I drove home from class that day thinking about the professor’s statement as my car crawled along the highway. I thought about it as I stood on line at the grocery store waiting interminably. And it struck me – it's not just addicts, but so many of us view everyone else as traffic too.

The blind woman in the gym didn't have this problem. To her, everyone was a blessing and a hand to hold. And when I stood later that day on line at the supermarket, I kept reminding myself to try to see things the way the blind woman did.

Ironically, a customer at the front of the line was having trouble opening her pocketbook, and when she finally got it open, all her coupons spilled onto the floor. There was a collective sigh from the people on line. One guy talking on his phone said loud enough for all of us to hear, "Great, this is just what I need right now."

An older man who was standing in front of him spun around and asked, "Where are you rushing to? What is so important that you can't wait two extra minutes for someone to find her coupons? Why don't you help her instead?"

The man with the phone looked stunned for a minute, and then he went over to help the woman pick up her coupons while the rest of us stood frozen in place. "I just don't understand people today,” the elderly man shook his head and mumbled. “It's like no one can look up from their phone for even a second, everyone else is in the way."

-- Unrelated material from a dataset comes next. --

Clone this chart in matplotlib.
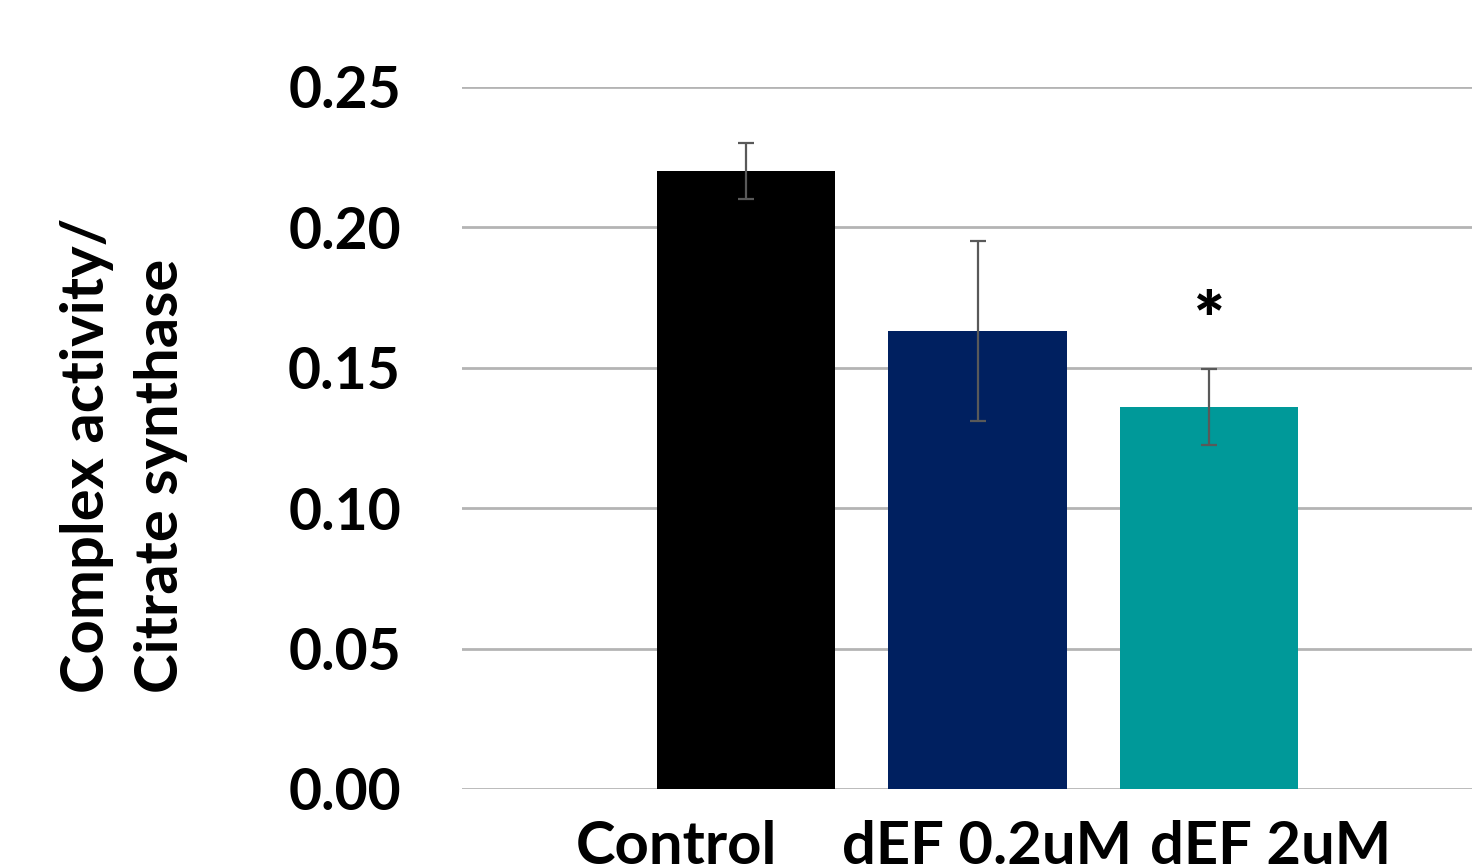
import matplotlib.pyplot as plt
import matplotlib.transforms as mtransforms

# data
groups = ['Control', 'dEF 0.2uM', 'dEF 2uM']
means = [0.220, 0.163, 0.136]
errors = [0.010, 0.032, 0.0135]
colors = ['#000000', '#002060', '#009999']
y_ticks = [0.00, 0.05, 0.10, 0.15, 0.20, 0.25]

plt.rcParams['font.family'] = ['Lato', 'DejaVu Sans']
plt.rcParams['font.weight'] = 'bold'

fig = plt.figure(figsize=(14.72, 8.65), dpi=100)
W, H = 1472, 865
ax = fig.add_axes([462 / W, (H - 789) / H, 1 - 462 / W, (789 - 87) / H])

x = list(range(len(groups)))
ax.bar(x, means, width=0.77, color=colors, zorder=3)
ax.errorbar(x, means, yerr=errors, fmt='none', ecolor='#595959',
            elinewidth=1.6, capsize=6, capthick=1.6, zorder=4)

# significance mark over the last group
ax.text(x[2], means[2] + errors[2] + 0.0165, '*', ha='center', va='center',
        fontsize=52, fontweight='heavy')

ax.set_xlim(-1.227, 3.136)
ax.set_ylim(0, 0.25)
ax.set_yticks(y_ticks)
ax.set_yticklabels([f'{v:.2f}' for v in y_ticks])
ax.yaxis.grid(True, color='#b4b4b4', linewidth=2, zorder=0)
ax.set_axisbelow(True)
for s in ax.spines.values():
    s.set_visible(False)
ax.tick_params(axis='y', length=0, pad=44, labelsize=41)
ax.tick_params(axis='x', length=0, pad=22, labelsize=43)

ax.set_xticks(x)
ax.set_xticklabels(groups)
shifts = [-70, 9, 62]
for lab, dx in zip(ax.get_xticklabels(), shifts):
    lab.set_transform(lab.get_transform() +
                      mtransforms.ScaledTranslation(dx / 100, 0, fig.dpi_scale_trans))

fig.text(124 / W, 1 - 455 / H, 'Complex activity/\nCitrate synthase',
         rotation=90, ha='center', va='center', multialignment='left',
         fontsize=43, fontweight='bold', linespacing=1.45)

fig.savefig('out.png', dpi=100)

Unpacking the groceries in the kitchen that day, I thought about another elderly man who had taught my husband and me a similar lesson when we first moved to Israel. We were going to buy a couch, and we were in a rush. Someone had recommended a tiny store that had good quality furniture. My husband met me there after shul one morning. We entered the store and the salesman greeted us, staring at my husband's tefillin bag.

"Is that tefillin?"

My husband nodded.

"My grandfather wore tefillin. But I haven't worn tefillin since my bar mitzvah," he sighed. We stood there, not really knowing what to say. Somehow, "Can you show us which couches you carry in white leather?" didn't seem like the right question at the time.

"Do you want to put them on?" my husband asked.

The older, Sephardi man's eyes lit up. "But I don't know what to say, and I don't have a kippah."

Then he suddenly had an idea; he grabbed a piece of cloth from the desk and put it on his head.

"Show me what to say!"

My husband taught him how to put on the tefillin and showed him where the Shema was in his siddur. I needed to go because I was almost late for class. I gave up on the couch and left my husband there, teaching a man with a couch cloth on his head how to pray. I stood at the window for a moment watching my husband find another page in the siddur and thinking that we almost missed out. If I would have asked to see the couches...If my husband hadn't offered his tefillin...If we hadn't sensed the salesman’s special, yearning soul...If we would have instead seen him as being in our way, taking up our time, just traffic, we would have lost a precious opportunity to give.

I look forward to seeing the blind woman in the mornings at the gym. She teaches me to see and hear. She teaches me to look around and reach out my hand to help, before I turn on the day's treadmill.